Load Custom NER Model Stanford CoreNLP

2020-02-26 12:23发布

问题:

I have created my own NER model with Stanford's "Stanford-NER" software and by following these directions.

I am aware that CoreNLP loads three NER models out of the box in the following order:

  1. edu/stanford/nlp/models/ner/english.all.3class.distsim.crf.ser.gz
  2. edu/stanford/nlp/models/ner/english.muc.7class.distsim.crf.ser.gz
  3. edu/stanford/nlp/models/ner/english.conll.4class.distsim.crf.ser.gz

I now want to include my NER model in the list above and have the text tagged by my NER model first.

I have found two previous StackOverflow questions regarding this topic and they are 'Stanford OpenIE using customized NER model' and 'Why does Stanford CoreNLP NER-annotator load 3 models by default?'

Both of these posts have good answers. The general message of the answers is that you have to edit code within a file.

Stanford OpenIE using customized NER model

From this post it says to edit corenlpserver.sh but I cannot find this file within the Stanford CoreNLP downloaded software. Can anyone point me to this file's location?

does Stanford CoreNLP NER-annotator load 3 models by default?

This post says that I can use the argument of -ner.model to specifically call which NER models to load. I added this argument to the initial server command (java -mx4g -cp "*" edu.stanford.nlp.pipeline.StanfordCoreNLPServer -port 9000 -timeout 15000 -ner.model *modlefilepathhere*). This did not work as the server still loaded all three models.

It also states that you have to change some java code though it does not specifically call out where to make the change.

Do I need to modify or add this code props.put("ner.model", "model_path1,model_path2"); to a specific class file in the CoreNLP software?

QUESTION: From my research it seems that I need to add/modify some code to call my unique NER model. These 'edits' are outlined above and this information has been pulled from other StackOverflow questions. What files specifically do I need to edit?

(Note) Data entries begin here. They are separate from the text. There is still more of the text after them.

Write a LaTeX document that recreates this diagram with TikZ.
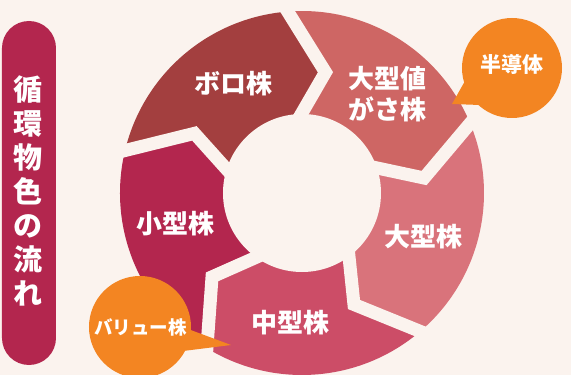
\documentclass[tikz,border=0pt]{standalone}
\usepackage{fontspec}
\newfontfamily\jp{Noto Sans CJK JP}
\usetikzlibrary{calc}
\definecolor{bg}{HTML}{FBF3EE}
\definecolor{crim}{HTML}{B3264E}
\definecolor{boro}{HTML}{A33F3F}
\definecolor{ognc}{HTML}{CE6664}
\definecolor{ogkc}{HTML}{D9737B}
\definecolor{chkc}{HTML}{CC4D67}
\definecolor{orng}{HTML}{F38522}
\begin{document}
\begin{tikzpicture}[x=1pt,y=1pt,
  gapline/.style={draw=bg,line width=13pt,line join=miter},
  lbl/.style={text=white,font=\jp\bfseries\fontsize{26}{31.5}\selectfont,inner sep=0pt,align=center}]
\useasboundingbox (-302,-182) rectangle (269,193);
\fill[bg] (-302,-182) rectangle (269,193);
% title bar
\fill[crim, rounded corners=27pt] (-300,-172) rectangle (-246,172);
\node[lbl, font=\jp\bfseries\fontsize{29}{34}\selectfont] (title) at (-274,2) {循\\環\\物\\色\\の\\流\\れ};
% boundary points
\foreach \n/\t in {b1/92,b2/20,b3/-52,b4/-124,b5/164}{
  \coordinate (\n o) at ({\t+2.5}:182);
  \coordinate (\n t) at ({\t-13}:123);
  \coordinate (\n i) at ({\t-1.5}:79);
}
% ring segments
\fill[ognc] (0,0) -- (b1i) -- (b1t) -- (b1o) arc[start angle=94.5, end angle=22.5, radius=182pt] -- (b2t) -- (b2i) -- cycle;
\fill[ogkc] (0,0) -- (b2i) -- (b2t) -- (b2o) arc[start angle=22.5, end angle=-49.5, radius=182pt] -- (b3t) -- (b3i) -- cycle;
\fill[chkc] (0,0) -- (b3i) -- (b3t) -- (b3o) arc[start angle=-49.5, end angle=-121.5, radius=182pt] -- (b4t) -- (b4i) -- cycle;
\fill[crim] (0,0) -- (b4i) -- (b4t) -- (b4o) arc[start angle=-121.5, end angle=-193.5, radius=182pt] -- (b5t) -- (b5i) -- cycle;
\fill[boro] (0,0) -- (b5i) -- (b5t) -- (b5o) arc[start angle=166.5, end angle=94.5, radius=182pt] -- (b1t) -- (b1i) -- cycle;
% hole
\fill[bg] (0,0) circle[radius=79pt];
% gaps
\foreach \n in {b1,b2,b3,b4,b5}{
  \draw[gapline] ($(\n t)!1.4!(\n i)$) -- (\n t) -- ($(\n t)!1.3!(\n o)$);
}
% labels
\node[lbl] (boroL) at (-68.5,109.5) {ボロ株};
\node[lbl] (ognL) at (86,98.75) {大型値\\がさ株};
\node[lbl] (ogkL) at (122,-44) {大型株};
\node[lbl] (chkL) at (-11,-130) {中型株};
\node[lbl] (shkL) at (-126,-31) {小型株};
% bubbles
\fill[orng] (210,125) circle[radius=50pt];
\fill[orng] (150,89) -- (163,112) -- (178,88) -- cycle;
\node[lbl, font=\jp\bfseries\fontsize{21}{25}\selectfont] (semi) at (210,129) {半導体};
\fill[orng] (-162,-134) circle[radius=51pt];
\fill[orng] (-71,-152) -- (-114,-136) -- (-119,-158) -- cycle;
\node[lbl, font=\jp\bfseries\fontsize{18.5}{22}\selectfont] (value) at (-161.5,-134.5) {バリュー株};
\end{tikzpicture}
\end{document}
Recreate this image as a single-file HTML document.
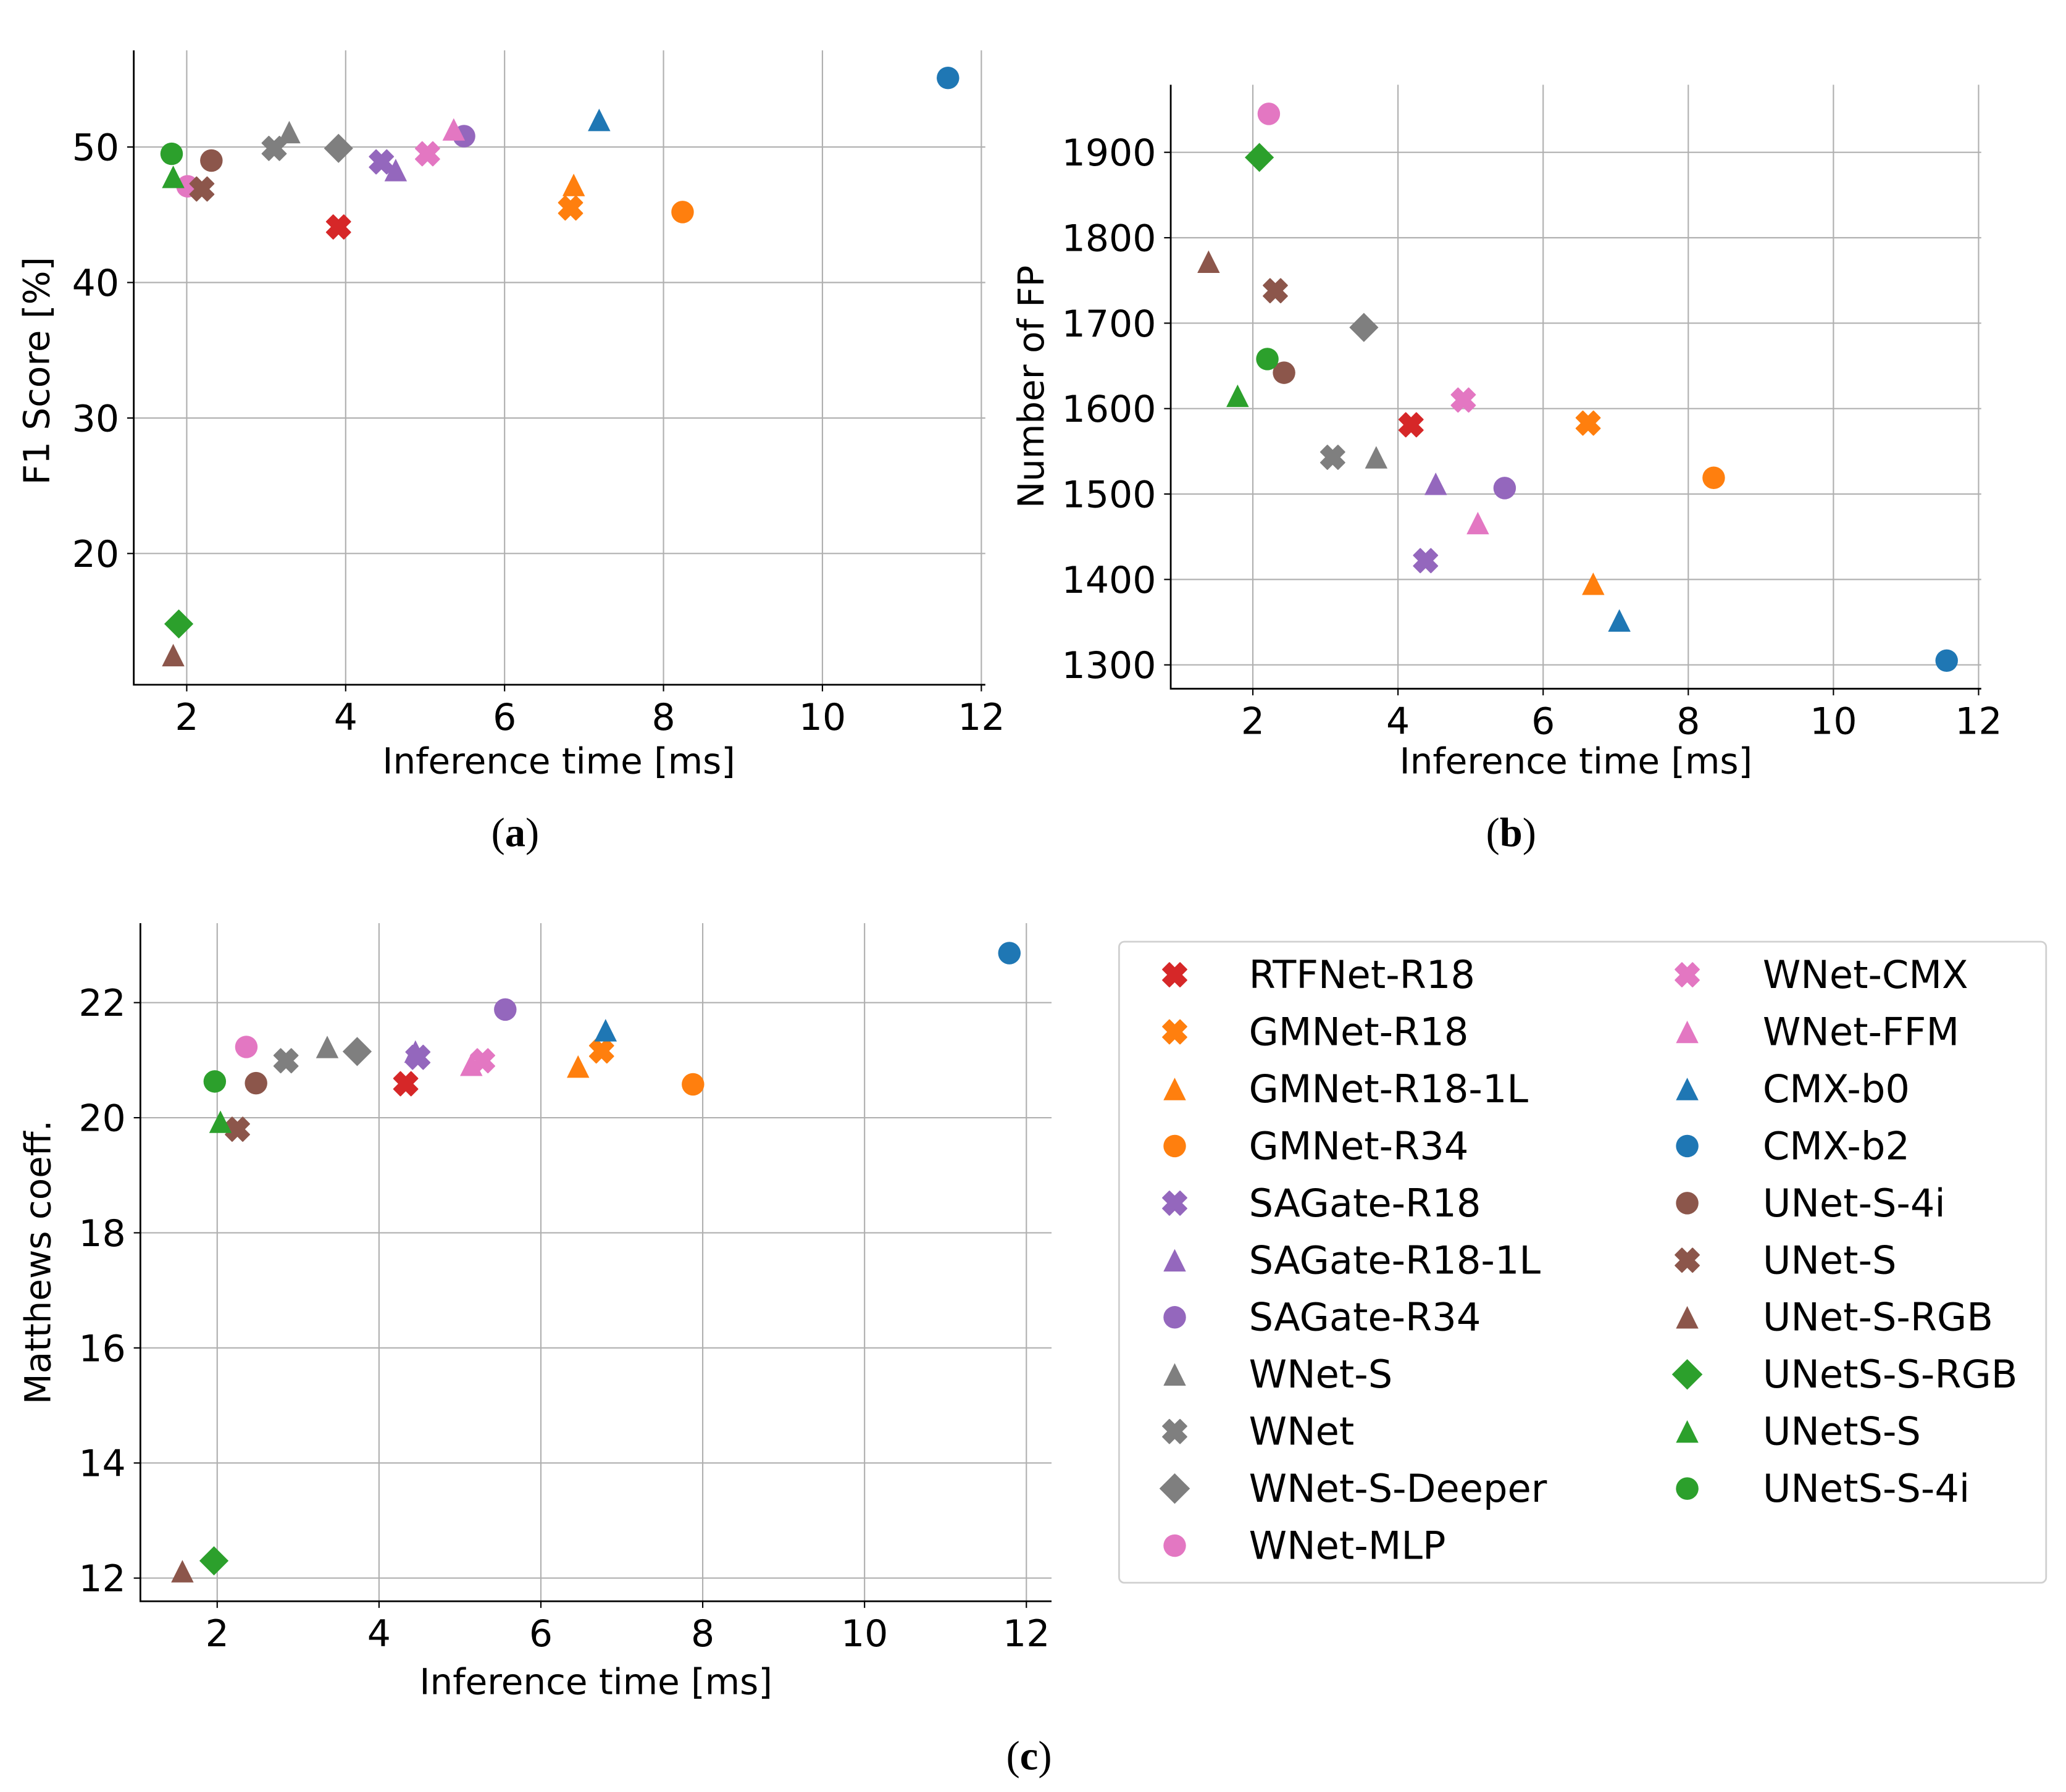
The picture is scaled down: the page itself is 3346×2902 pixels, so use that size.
<!DOCTYPE html>
<html><head><meta charset="utf-8"><style>
html,body{margin:0;padding:0;background:#fff;}
svg{display:block;font-family:"DejaVu Sans","Liberation Sans",sans-serif;}
</style></head><body>
<svg id="fig" width="3346" height="2902" viewBox="0 0 1560 1353" xmlns="http://www.w3.org/2000/svg">
<rect width="1560" height="1353" fill="#fff"/>
<g id="pa"></g>
<g id="pb"></g>
<g id="pc"></g>
<g id="legend"></g>
</svg>
<script>
const models=["RTFNet-R18","GMNet-R18","GMNet-R18-1L","GMNet-R34","SAGate-R18","SAGate-R18-1L","SAGate-R34","WNet-S","WNet","WNet-S-Deeper","WNet-MLP","WNet-CMX","WNet-FFM","CMX-b0","CMX-b2","UNet-S-4i","UNet-S","UNet-S-RGB","UNetS-S-RGB","UNetS-S","UNetS-S-4i"];
const markers=["X","X","^","o","X","^","o","^","X","D","o","X","^","^","o","o","X","^","D","^","o"];
const colors=["#d62728","#ff7f0e","#ff7f0e","#ff7f0e","#9467bd","#9467bd","#9467bd","#7f7f7f","#7f7f7f","#7f7f7f","#e377c2","#e377c2","#e377c2","#1f77b4","#1f77b4","#8c564b","#8c564b","#8c564b","#2ca02c","#2ca02c","#2ca02c"];
const timeA=[3.91,6.83,6.87,8.24,4.45,4.63,5.49,3.29,3.10,3.91,2.01,5.03,5.36,7.19,11.58,2.31,2.19,1.83,1.90,1.83,1.81];
const f1A=[44.1,45.5,47.2,45.2,48.9,48.3,50.8,51.1,49.9,49.9,47.1,49.5,51.3,52.0,55.1,49.0,46.9,12.5,14.8,47.8,49.5];
const timeB=[4.18,6.62,6.69,8.35,4.38,4.52,5.47,3.70,3.10,3.53,2.22,4.90,5.10,7.05,11.56,2.43,2.31,1.39,2.09,1.79,2.20];
const fpB=[1581,1583,1395,1519,1422,1512,1507,1543,1543,1695,1945,1610,1466,1352,1305,1642,1738,1772,1894,1615,1658];
const timeC=[4.33,6.75,6.46,7.88,4.48,4.45,5.56,3.36,2.85,3.73,2.36,5.28,5.14,6.80,11.79,2.48,2.25,1.57,1.96,2.04,1.97];
const mccC=[20.59,21.16,20.89,20.58,21.05,21.15,21.88,21.23,20.99,21.15,21.23,20.99,20.92,21.52,22.86,20.60,19.80,12.12,12.30,19.93,20.63];
const xTicks=[2,4,6,8,10,12];
const yTicksA=[20,30,40,50];
const yTicksB=[1300,1400,1500,1600,1700,1800,1900];
const yTicksC=[12,14,16,18,20,22];

const NS="http://www.w3.org/2000/svg";
function mk(tag,attrs,parent){const e=document.createElementNS(NS,tag);for(const k in attrs)e.setAttribute(k,attrs[k]);parent.appendChild(e);return e;}
function marker(g,m,cx,cy,col,s){
  let e;
  if(m==="o"){e=mk("circle",{cx:cx,cy:cy,r:8.5*s,fill:col},g);}
  else if(m==="^"){const r=8.5*s;e=mk("polygon",{points:`${cx},${cy-r} ${cx-r},${cy+r} ${cx+r},${cy+r}`,fill:col},g);}
  else if(m==="D"){const r=11*s;e=mk("polygon",{points:`${cx},${cy-r} ${cx+r},${cy} ${cx},${cy+r} ${cx-r},${cy}`,fill:col},g);}
  else {const r=9*s,w=5*s;
    const p=[[-r+w,-r],[0,-w],[r-w,-r],[r,-r+w],[w,0],[r,r-w],[r-w,r],[0,w],[-r+w,r],[-r,r-w],[-w,0],[-r,-r+w]];
    e=mk("polygon",{points:p.map(q=>(cx+q[0])+","+(cy+q[1])).join(" "),fill:col,stroke:col,"stroke-width":1,"stroke-linejoin":"round"},g);}
  return e;
}
function panel(gid,cfg){
  const g=document.getElementById(gid);
  const sx=v=>cfg.x0+(v-2)*cfg.xs, sy=v=>cfg.y0+(cfg.yref-v)*cfg.ys;
  xTicks.forEach(t=>{const x=sx(t);
    const l=mk("line",{x1:x,x2:x,y1:cfg.top,y2:cfg.bottom,stroke:"#b0b0b0","stroke-width":1},g);
    
    
    mk("line",{x1:x,x2:x,y1:cfg.bottom,y2:cfg.bottom+5,stroke:"#000","stroke-width":1},g);
    const tx=mk("text",{x:x,y:cfg.bottom+34,"font-size":28,"text-anchor":"middle",fill:"#000"},g);tx.textContent=t;
    
    
  });
  cfg.yt.forEach(t=>{const y=sy(t);
    const l=mk("line",{x1:cfg.left,x2:cfg.right,y1:y,y2:y,stroke:"#b0b0b0","stroke-width":1},g);
    
    
    mk("line",{x1:cfg.left-5,x2:cfg.left,y1:y,y2:y,stroke:"#000","stroke-width":1},g);
    const tx=mk("text",{x:cfg.left-11,y:y+10,"font-size":28,"text-anchor":"end",fill:"#000"},g);tx.textContent=t;
    
    
  });
  const ax=mk("path",{d:`M${cfg.left},${cfg.top} V${cfg.bottom} H${cfg.right}`,stroke:"#000","stroke-width":1.3,fill:"none"},g);
  
  
  for(let i=0;i<models.length;i++){
    const m=marker(g,markers[i],sx(cfg.xv[i]),sy(cfg.yv[i]),colors[i],1);
    
    
  }
  const xl=mk("text",{x:cfg.xlx,y:cfg.xly,"font-size":27,"text-anchor":"middle",fill:"#000"},g);xl.textContent="Inference time [ms]";
  
  
  const yl=mk("text",{x:0,y:0,"font-size":27,"text-anchor":"middle",fill:"#000",transform:`translate(${cfg.ylx},${cfg.yly}) rotate(-90)`},g);yl.textContent=cfg.ylabel;
  
  
  const cp=mk("text",{x:cfg.capx,y:cfg.capy,"font-size":31,"text-anchor":"middle",fill:"#000","font-family":"Liberation Serif, serif"},g);
  cp.innerHTML='(<tspan font-weight="bold">'+cfg.cap+'</tspan>)';
  
  
}
panel("pa",{left:101,right:744,top:38,bottom:517,x0:141,xs:60,y0:111,yref:50,ys:10.23,yt:yTicksA,xv:timeA,yv:f1A,ylabel:"F1 Score [%]",ylx:37,yly:280,xlx:422,xly:584,cap:"a",capx:389,capy:639});
panel("pb",{left:884,right:1496,top:64,bottom:520,x0:946,xs:54.8,y0:115,yref:1900,ys:0.645,yt:yTicksB,xv:timeB,yv:fpB,ylabel:"Number of FP",ylx:788,yly:292,xlx:1190,xly:584,cap:"b",capx:1141,capy:639});
panel("pc",{left:106,right:794,top:697,bottom:1209,x0:164,xs:61.1,y0:757,yref:22,ys:43.45,yt:yTicksC,xv:timeC,yv:mccC,ylabel:"Matthews coeff.",ylx:38,yly:953,xlx:450,xly:1279,cap:"c",capx:777,capy:1336});

(function(){
  const g=document.getElementById("legend");
  const box=mk("rect",{x:845,y:711,width:700,height:484,rx:4,fill:"#fff",stroke:"#d0d0d0","stroke-width":1.3},g);
  
  
  for(let i=0;i<models.length;i++){
    const col=i<11?0:1,row=i<11?i:i-11;
    const y=736+row*43.1;
    const mx=col?1274:887, tx=col?1331:943;
    const e=mk("g",{},g);
    
    
    marker(e,markers[i],mx,y,colors[i],markers[i]==="D"?1.05:1);
    const t=mk("text",{x:tx,y:y+10,"font-size":29,fill:"#000"},e);t.textContent=models[i];
  }
})();
</script>
</body></html>
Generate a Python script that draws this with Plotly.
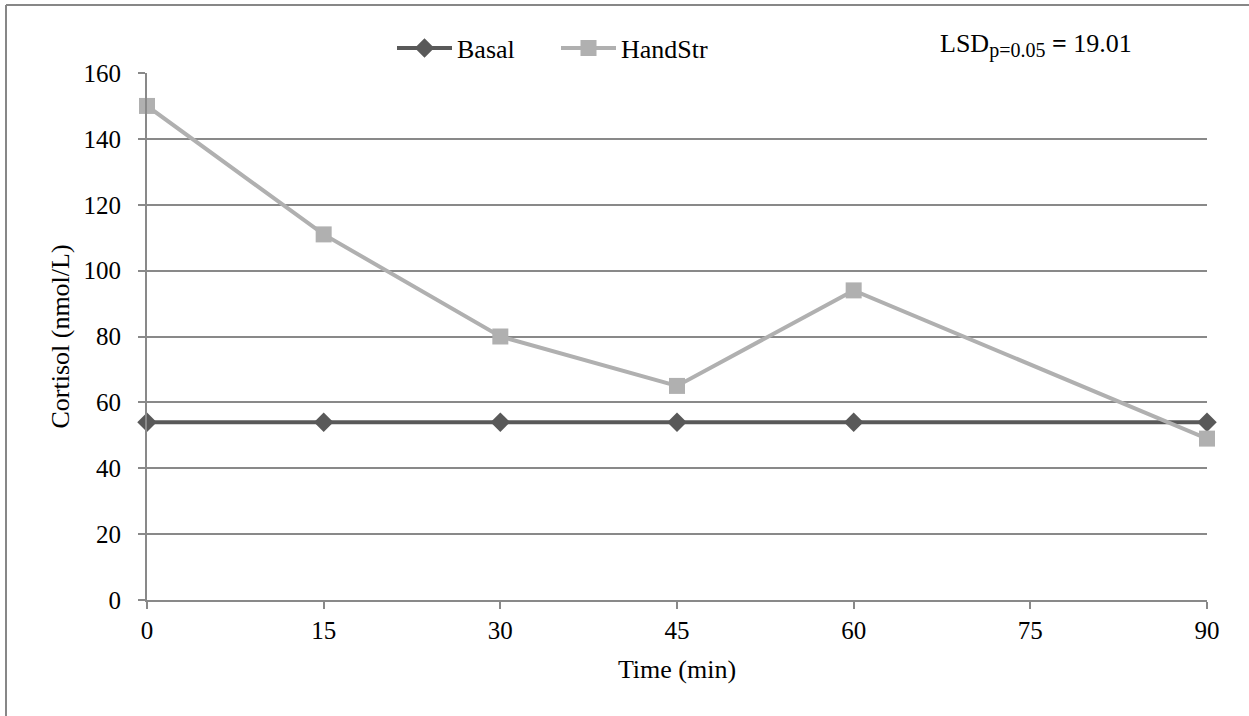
import plotly.graph_objects as go

# Sampling times (min) and cortisol concentrations (nmol/L)
time_min = [0, 15, 30, 45, 60, 90]
basal = [54, 54, 54, 54, 54, 54]
handstr = [150, 111, 80, 65, 94, 49]

x_ticks = [0, 15, 30, 45, 60, 75, 90]
y_ticks = [0, 20, 40, 60, 80, 100, 120, 140, 160]

W, H = 1249, 716
ML, MR, MT, MB = 147, 42, 73, 116
FONT = "Liberation Serif, Times New Roman, serif"
GRID = "#898989"

fig = go.Figure()
fig.add_trace(go.Scatter(
    x=time_min, y=basal, name="Basal", mode="lines+markers",
    line=dict(color="#595959", width=4),
    marker=dict(symbol="diamond", size=15, color="#595959"),
    cliponaxis=False,
))
fig.add_trace(go.Scatter(
    x=time_min, y=handstr, name="HandStr", mode="lines+markers",
    line=dict(color="#b0b0b0", width=4),
    marker=dict(symbol="square", size=16, color="#b0b0b0"),
    cliponaxis=False,
))

pw = W - ML - MR
ph = H - MT - MB

def px_x(p):
    return (p - ML) / pw

def px_y(p):
    return (H - MB - p) / ph

# outer chart frame (top and left edges)
fig.add_shape(type="line", xref="paper", yref="paper",
              x0=px_x(6), x1=px_x(1260), y0=px_y(5), y1=px_y(5),
              line=dict(color="#878787", width=2))
fig.add_shape(type="line", xref="paper", yref="paper",
              x0=px_x(6), x1=px_x(6), y0=px_y(5), y1=px_y(730),
              line=dict(color="#878787", width=2))

fig.add_annotation(
    xref="paper", yref="paper", x=px_x(1134), y=px_y(46),
    xanchor="right", yanchor="middle", showarrow=False,
    text="LSD<sub><span style='font-size:20px'>p=0.05</span></sub> <b>=</b> 19.01",
    font=dict(family=FONT, size=26, color="#000000"),
)

fig.update_layout(
    width=W, height=H,
    margin=dict(l=ML, r=MR, t=MT, b=MB),
    paper_bgcolor="white", plot_bgcolor="white",
    font=dict(family=FONT, size=25, color="#000000"),
    showlegend=True,
    legend=dict(
        orientation="h", x=px_x(392), y=px_y(48),
        xanchor="left", yanchor="middle",
        font=dict(family=FONT, size=26, color="#000000"),
        itemwidth=55, entrywidth=94, entrywidthmode="pixels",
        bgcolor="rgba(0,0,0,0)",
    ),
    xaxis=dict(
        range=[0, 90], tickvals=x_ticks, ticktext=[str(v) for v in x_ticks],
        showgrid=False, zeroline=False,
        showline=True, linecolor=GRID, linewidth=2,
        ticks="outside", ticklen=7, tickcolor=GRID, tickwidth=2,
        tickfont=dict(family=FONT, size=25),
        title=dict(text="Time (min)", font=dict(family=FONT, size=26), standoff=17),
    ),
    yaxis=dict(
        range=[0, 160], tickvals=y_ticks, ticktext=[str(v) for v in y_ticks],
        showgrid=True, gridcolor=GRID, gridwidth=1.5, zeroline=False,
        showline=True, linecolor=GRID, linewidth=2,
        ticks="outside", ticklen=7, tickcolor=GRID, tickwidth=2,
        ticklabelstandoff=12,
        tickfont=dict(family=FONT, size=25),
        title=dict(text="Cortisol (nmol/L)", font=dict(family=FONT, size=26), standoff=6),
    ),
)

fig.write_html("out.html")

Where exactly are these files located (i.e. edu/Stanford/nlp/...etc)?

EDIT: My system is running on a local server and I'm using the API pycorenlp in order to open a pipeline to my local server and to make requests against it. the two critical lines of python/pycorenlp code are:

  1. nlp = StanfordCoreNLP('http://localhost:9000')
  2. output = nlp.annotate(evalList[line], properties={'annotators': 'ner, openie','outputFormat': 'json', 'openie.triple.strict':'True', 'openie.max_entailments_per_clause':'1'})

I do NOT think this will affect my ability to call my unique NER model but I wanted to present all the situational data I can in order to obtain the best possible answer.

回答1:

If you want to customize the pipeline the server uses, create a file called server.properties (or you can call it whatever you want).

Then add this option when you start the server -serverProperties server.properties with the java command.

In that .properties file you should include ner.model = /path/to/custom_model.ser.gz

In general you can customize the pipeline the server will use in that .properties file. For instance you can also set the list of annotators in it with the line annotators = tokenize,ssplit,pos,lemma,ner,parse etc...

UPDATE to address comments:

  1. In your java command you don't need the -ner.model /path/to/custom_model.ser.gz

  2. A .properties file can have an unlimited amount of properties settings in it, one setting per line (blank lines are ignored, as are #'d out lines)

  3. When you run a Java command, it default looks for files in the directory you are running the command. So if your command includes -serverProperties server.properties it is going to assume that the file server.properties is in the same directory the command is running from. If you supply an absolute path instead -serverProperties /path/to/server.properties you can run the command from anywhere.

  4. So just to be clear you could start the server with this command (run in the folder with all the jars):

java -Xmx8g -cp "*" edu.stanford.nlp.pipeline.StanfordCoreNLPServer -port 9000 -timeout 15000 -serverProperties server.properties

and server.properties should be a file like this:

ner.model = /path/to/custom_model.ser.gz

server.properties could look like this:

annotators = tokenize,ssplit,pos,lemma,ner,depparse
ner.model = /path/to/custom_model.ser.gz
parse.maxlen = 100

just as an example...you should put all settings into server.properties

  1. I made some comments about accessing the StanfordCoreNLP server from Python in a previous answer:

cannot use pycorenlp for python3.5 through terminal

You appear to be using the pycorenlp library which I don't really know about. 2 other options are some code I show in that answer or the stanza package we make. Details in that answer above.